Boris promises 'fitting and permanent' memorial to UK's Covid dead

Boris Johnson promises a ‘fitting and permanent’ memorial to 126,000 Britons killed by coronavirus as he faces the country on the first anniversary of Britain entering lockdown

Boris Johnson threw his backing behind an official memorial to the UK’s thousands of Covid dead tonight.

As he fronted a press conference on the first anniversary of the UK lockdown the Prime Minister promised a ‘fitting and permanent’ commemoration.

He said that the ‘whole period’ will be commemorated ‘at the right moment’, along with the 126,000 people killed buy the deadly disease in the UK over the past year.

Addressing the brutal impact of the pandemic on Britain, he told the press conference: ‘For month after month, our collective fight against coronavirus was like fighting in the dark against a callous and invisible enemy until science helped us to turn the lights on and gain the upper hand.’ 

Hospital staff observe a minute’s silence as part of a day of reflection outside Aintree University Hospital in Liverpool today

As he fronted a press conference on the first anniversary of the UK lockdown the Prime Minister promised a ‘fitting and permanent’ commemoration.

Mr Johnson has said the nation is ‘step by step, jab by jab’ on the path to ‘reclaiming our freedoms’.

He told the Downing Street press conference: ‘It’s thanks to all of you therefore that we can continue on our road map to freedom.

‘We will meet our targets, offering a first dose to everyone over 50 by the middle of next month, as well as those under 50 who are clinically vulnerable, and offering a first dose of a vaccine to every adult by the end of July.

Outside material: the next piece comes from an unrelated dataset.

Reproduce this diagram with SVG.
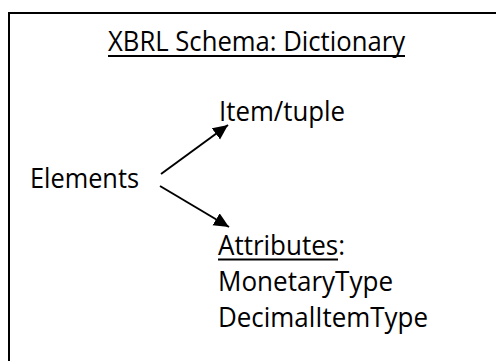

‘And cautiously but irreversibly, step by step, jab by jab, this country is on the path to reclaiming our freedoms.’

It came as doctors, teachers and nurses today urged Boris Johnson to formally recognise an annual ‘Covid Memorial Day’ and erect a monument on Whitehall.

More than 50 MPs and peers along with the health unions, the British Medical Association and the Royal College of Nursing are backing the calls.

There is also a cross-party campaign for a minute’s silence every year on March 23 to remember the lives lost on the anniversary of the first UK-wide lockdown.

Schools, workplaces and public venues would hold a silence at noon every year so that people can pay tribute to the efforts of frontline workers during the pandemic.

Wreaths would also be laid under the plans at a new coronavirus memorial monument on Whitehall in London, which is also where The Cenotaph is located.

There are already plans for Covid memorials in other parts of the country, including Barnsley in South Yorkshire. 

In a letter to the Prime Minister, MPs said the nation ‘must remember the lives lost and lives changed with dignity, and commemorate the efforts of our frontline and key workers with pride’.

MPs and peers, including Tory MP Dr Dan Poulter, signed the letter organised by Layla Moran, the MP who chairs the all-party parliamentary group on coronavirus. 

Staff observe a minute’s silence outside the Queen Elizabeth University Hospital in Glasgow at midday today

A minute’s silence is held at London Waterloo station at midday today to remember those who have died from Covid-19

Boris Johnson takes part in a private minute’s silence for the victims of Covid-19 in the Cabinet room at No10 Downing Street  today

Mr Johnson today led Britain in mourning the victims of coronavirus during a minute’s silence. 

The Prime Minister, who was almost killed by Covid-19 last year, paid a solemn tribute to the 126,172 dead in the Cabinet room of No10 at noon. 

Ahead of tonight’s ptress conference  of fronting a Downing Street briefing tonight, he offered his ‘sincere condolences to those who have lost loved ones.’

The Queen and also marked the occasion, releasing a rare statement honoring the victims of the pandemic, while Prince Charles summoned the nation to ‘remember the lives tragically cut short’. 

The monarch said: ‘As we look forward to a brighter future together, today we pause to reflect on the grief and loss that continues to be felt by so many people and families, and pay tribute to the immeasurable service of those who have supported us all over the last year.’ 

She sent a bouquet of irises, tulips, mixed narcissi and ranunculus with the message to St Bartholomew’s Hospital in London, where her husband Prince Philip had a heart operation earlier this month, from Windsor Castle.   

Many hospitals, government buildings, schools and religious sites also observed the minute’s silence in commemoration. 

And tonight Britons are being encouraged to stand on their doorsteps at 8pm and light candles as a ‘beacon of remembrance’ for those who have lost their lives.